- **Dataset excerpt**
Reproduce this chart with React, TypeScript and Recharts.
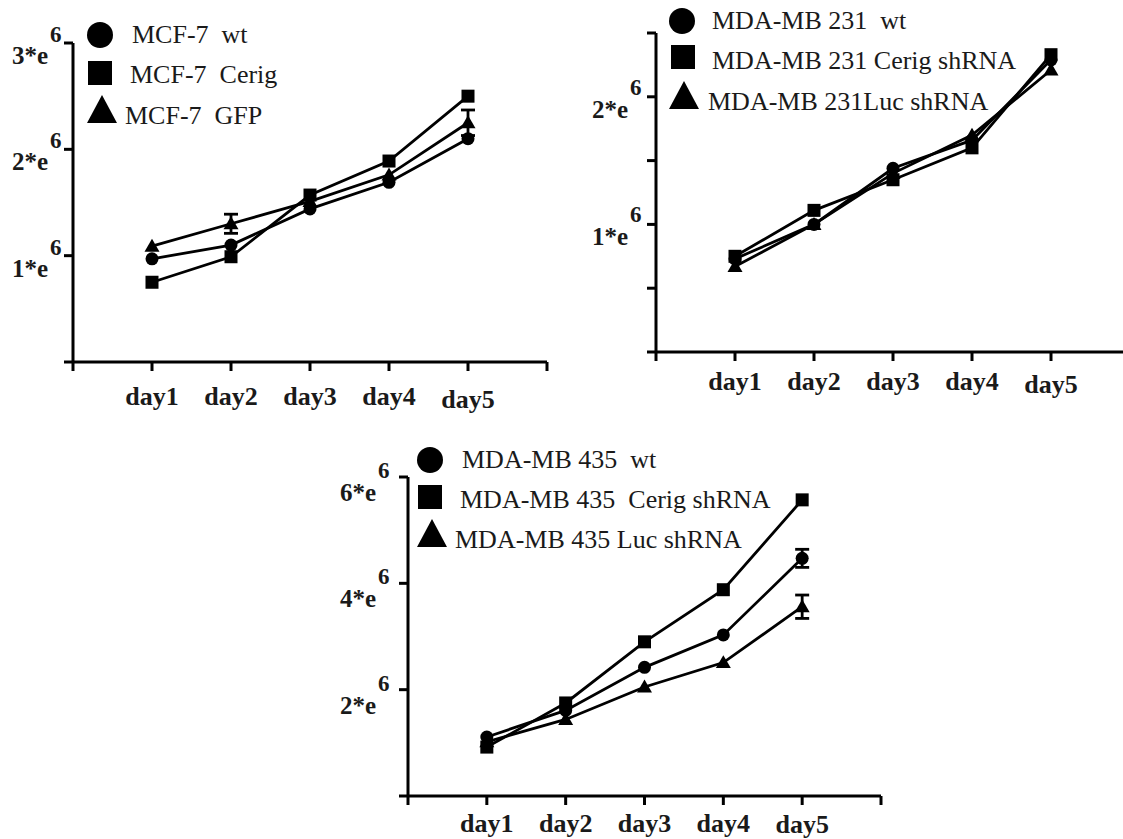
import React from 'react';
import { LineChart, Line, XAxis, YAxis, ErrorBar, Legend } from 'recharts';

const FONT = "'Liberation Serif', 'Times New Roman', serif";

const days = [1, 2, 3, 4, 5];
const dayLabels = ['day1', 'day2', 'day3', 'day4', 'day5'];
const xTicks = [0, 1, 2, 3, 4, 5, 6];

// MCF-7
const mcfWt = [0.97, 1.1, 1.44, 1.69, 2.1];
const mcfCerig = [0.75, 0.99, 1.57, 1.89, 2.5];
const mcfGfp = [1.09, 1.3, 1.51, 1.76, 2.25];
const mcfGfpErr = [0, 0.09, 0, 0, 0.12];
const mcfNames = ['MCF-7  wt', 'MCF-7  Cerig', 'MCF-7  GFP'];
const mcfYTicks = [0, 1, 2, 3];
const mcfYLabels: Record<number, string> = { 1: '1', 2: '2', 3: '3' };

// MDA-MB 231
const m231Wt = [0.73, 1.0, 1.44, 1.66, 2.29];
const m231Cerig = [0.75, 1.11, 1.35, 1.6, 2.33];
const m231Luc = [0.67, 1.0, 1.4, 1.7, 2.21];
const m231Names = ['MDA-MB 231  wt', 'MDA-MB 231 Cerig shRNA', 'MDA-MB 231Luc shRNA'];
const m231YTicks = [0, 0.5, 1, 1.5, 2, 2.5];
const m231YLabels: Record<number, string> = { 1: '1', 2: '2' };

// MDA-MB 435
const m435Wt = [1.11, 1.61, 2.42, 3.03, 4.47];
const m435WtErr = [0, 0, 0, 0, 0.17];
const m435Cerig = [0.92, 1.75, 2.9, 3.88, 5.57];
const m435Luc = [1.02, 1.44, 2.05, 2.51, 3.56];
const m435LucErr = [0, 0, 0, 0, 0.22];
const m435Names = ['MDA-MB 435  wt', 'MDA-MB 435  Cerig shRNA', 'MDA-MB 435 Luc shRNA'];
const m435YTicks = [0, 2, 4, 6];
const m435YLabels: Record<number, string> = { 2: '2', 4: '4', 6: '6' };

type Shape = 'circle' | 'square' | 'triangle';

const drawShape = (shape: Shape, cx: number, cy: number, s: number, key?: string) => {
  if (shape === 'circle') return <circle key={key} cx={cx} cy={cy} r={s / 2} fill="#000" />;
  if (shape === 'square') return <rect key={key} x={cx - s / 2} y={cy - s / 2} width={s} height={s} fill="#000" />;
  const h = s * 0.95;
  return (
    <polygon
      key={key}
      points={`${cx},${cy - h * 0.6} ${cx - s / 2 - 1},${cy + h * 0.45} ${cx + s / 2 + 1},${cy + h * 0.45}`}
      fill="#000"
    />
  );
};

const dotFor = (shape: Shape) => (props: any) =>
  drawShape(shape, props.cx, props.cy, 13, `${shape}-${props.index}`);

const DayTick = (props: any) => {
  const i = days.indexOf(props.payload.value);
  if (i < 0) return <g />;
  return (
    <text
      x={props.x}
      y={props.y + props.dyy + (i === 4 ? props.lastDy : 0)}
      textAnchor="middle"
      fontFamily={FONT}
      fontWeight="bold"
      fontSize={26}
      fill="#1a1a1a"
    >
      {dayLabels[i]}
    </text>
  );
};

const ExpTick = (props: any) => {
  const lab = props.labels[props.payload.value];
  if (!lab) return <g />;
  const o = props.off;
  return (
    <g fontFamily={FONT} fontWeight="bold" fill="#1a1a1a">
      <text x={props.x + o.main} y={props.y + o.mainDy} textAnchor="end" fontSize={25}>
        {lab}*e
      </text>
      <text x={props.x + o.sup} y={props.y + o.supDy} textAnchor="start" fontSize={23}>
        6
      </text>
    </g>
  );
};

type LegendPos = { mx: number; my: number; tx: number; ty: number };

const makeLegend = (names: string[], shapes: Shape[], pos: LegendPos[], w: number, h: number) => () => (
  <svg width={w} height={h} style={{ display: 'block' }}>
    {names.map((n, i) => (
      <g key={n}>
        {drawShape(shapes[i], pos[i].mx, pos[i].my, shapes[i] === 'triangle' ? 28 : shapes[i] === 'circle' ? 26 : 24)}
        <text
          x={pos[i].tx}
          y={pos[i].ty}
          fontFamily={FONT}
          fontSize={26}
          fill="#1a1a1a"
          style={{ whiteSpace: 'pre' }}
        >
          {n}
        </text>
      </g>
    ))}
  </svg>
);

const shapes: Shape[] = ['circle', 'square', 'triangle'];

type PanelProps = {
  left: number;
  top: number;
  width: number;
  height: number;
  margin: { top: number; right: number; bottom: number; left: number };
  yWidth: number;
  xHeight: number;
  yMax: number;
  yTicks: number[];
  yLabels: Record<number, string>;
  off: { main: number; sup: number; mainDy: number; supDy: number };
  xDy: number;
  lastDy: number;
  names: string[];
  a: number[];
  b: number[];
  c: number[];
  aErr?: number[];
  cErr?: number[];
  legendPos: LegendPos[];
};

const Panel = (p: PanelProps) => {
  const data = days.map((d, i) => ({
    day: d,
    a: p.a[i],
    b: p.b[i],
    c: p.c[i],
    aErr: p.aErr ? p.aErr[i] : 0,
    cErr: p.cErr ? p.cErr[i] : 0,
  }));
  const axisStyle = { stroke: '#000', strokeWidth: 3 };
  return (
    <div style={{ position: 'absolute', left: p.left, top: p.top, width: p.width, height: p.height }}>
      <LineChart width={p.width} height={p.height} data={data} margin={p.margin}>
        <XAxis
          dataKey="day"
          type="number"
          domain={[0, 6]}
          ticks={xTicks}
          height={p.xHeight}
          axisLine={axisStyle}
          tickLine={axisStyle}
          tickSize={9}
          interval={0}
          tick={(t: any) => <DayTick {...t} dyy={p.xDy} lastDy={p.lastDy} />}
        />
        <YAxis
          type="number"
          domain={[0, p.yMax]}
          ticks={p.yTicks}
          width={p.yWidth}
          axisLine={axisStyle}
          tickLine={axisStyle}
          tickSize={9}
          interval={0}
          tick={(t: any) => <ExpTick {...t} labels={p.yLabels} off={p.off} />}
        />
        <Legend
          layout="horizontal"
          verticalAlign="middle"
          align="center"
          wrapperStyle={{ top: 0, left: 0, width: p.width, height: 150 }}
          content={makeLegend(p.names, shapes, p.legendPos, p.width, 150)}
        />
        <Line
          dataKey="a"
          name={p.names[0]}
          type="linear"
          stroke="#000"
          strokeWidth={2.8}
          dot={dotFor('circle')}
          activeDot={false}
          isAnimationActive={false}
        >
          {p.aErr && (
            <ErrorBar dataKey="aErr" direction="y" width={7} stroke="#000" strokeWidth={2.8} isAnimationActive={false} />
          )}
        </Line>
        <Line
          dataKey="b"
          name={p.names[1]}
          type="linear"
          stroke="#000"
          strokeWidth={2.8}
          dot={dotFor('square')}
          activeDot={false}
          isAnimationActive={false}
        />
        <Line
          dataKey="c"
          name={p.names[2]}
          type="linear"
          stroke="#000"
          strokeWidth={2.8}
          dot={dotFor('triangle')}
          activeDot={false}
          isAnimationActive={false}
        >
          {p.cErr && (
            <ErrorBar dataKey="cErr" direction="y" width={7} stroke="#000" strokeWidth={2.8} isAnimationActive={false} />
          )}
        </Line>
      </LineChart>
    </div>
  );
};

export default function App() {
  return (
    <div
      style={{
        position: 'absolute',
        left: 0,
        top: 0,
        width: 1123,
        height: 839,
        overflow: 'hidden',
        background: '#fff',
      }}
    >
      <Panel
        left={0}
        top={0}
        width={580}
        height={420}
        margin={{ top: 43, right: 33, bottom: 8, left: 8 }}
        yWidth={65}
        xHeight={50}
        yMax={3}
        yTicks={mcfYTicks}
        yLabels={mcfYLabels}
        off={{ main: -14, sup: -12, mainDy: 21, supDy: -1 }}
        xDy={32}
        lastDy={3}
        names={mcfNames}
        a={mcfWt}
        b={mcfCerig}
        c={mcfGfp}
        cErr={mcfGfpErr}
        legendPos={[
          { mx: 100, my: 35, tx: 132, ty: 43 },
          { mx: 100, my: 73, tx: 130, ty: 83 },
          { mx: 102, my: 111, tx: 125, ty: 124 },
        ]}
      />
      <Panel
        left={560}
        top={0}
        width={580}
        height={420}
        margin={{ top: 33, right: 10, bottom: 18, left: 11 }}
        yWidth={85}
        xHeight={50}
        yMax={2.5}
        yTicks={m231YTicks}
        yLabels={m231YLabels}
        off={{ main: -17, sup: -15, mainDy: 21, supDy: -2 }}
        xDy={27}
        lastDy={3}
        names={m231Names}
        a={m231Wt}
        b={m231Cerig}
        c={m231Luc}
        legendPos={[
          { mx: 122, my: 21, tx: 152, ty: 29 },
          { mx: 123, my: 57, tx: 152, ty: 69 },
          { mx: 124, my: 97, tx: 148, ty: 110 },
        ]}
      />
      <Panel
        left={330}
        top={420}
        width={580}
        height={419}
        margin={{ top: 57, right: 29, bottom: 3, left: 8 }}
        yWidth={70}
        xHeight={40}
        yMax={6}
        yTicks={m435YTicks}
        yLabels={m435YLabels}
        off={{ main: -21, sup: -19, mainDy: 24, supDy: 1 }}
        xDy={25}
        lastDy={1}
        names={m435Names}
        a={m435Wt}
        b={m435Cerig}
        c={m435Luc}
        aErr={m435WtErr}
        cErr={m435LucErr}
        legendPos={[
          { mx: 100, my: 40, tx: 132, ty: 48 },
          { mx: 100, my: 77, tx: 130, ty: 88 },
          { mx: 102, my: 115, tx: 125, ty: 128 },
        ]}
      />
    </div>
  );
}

- **Given problem**
Pick out each line containing the string "React" and copy it.

- **Solved problem**
Reproduce this chart with React, TypeScript and Recharts.
import React from 'react';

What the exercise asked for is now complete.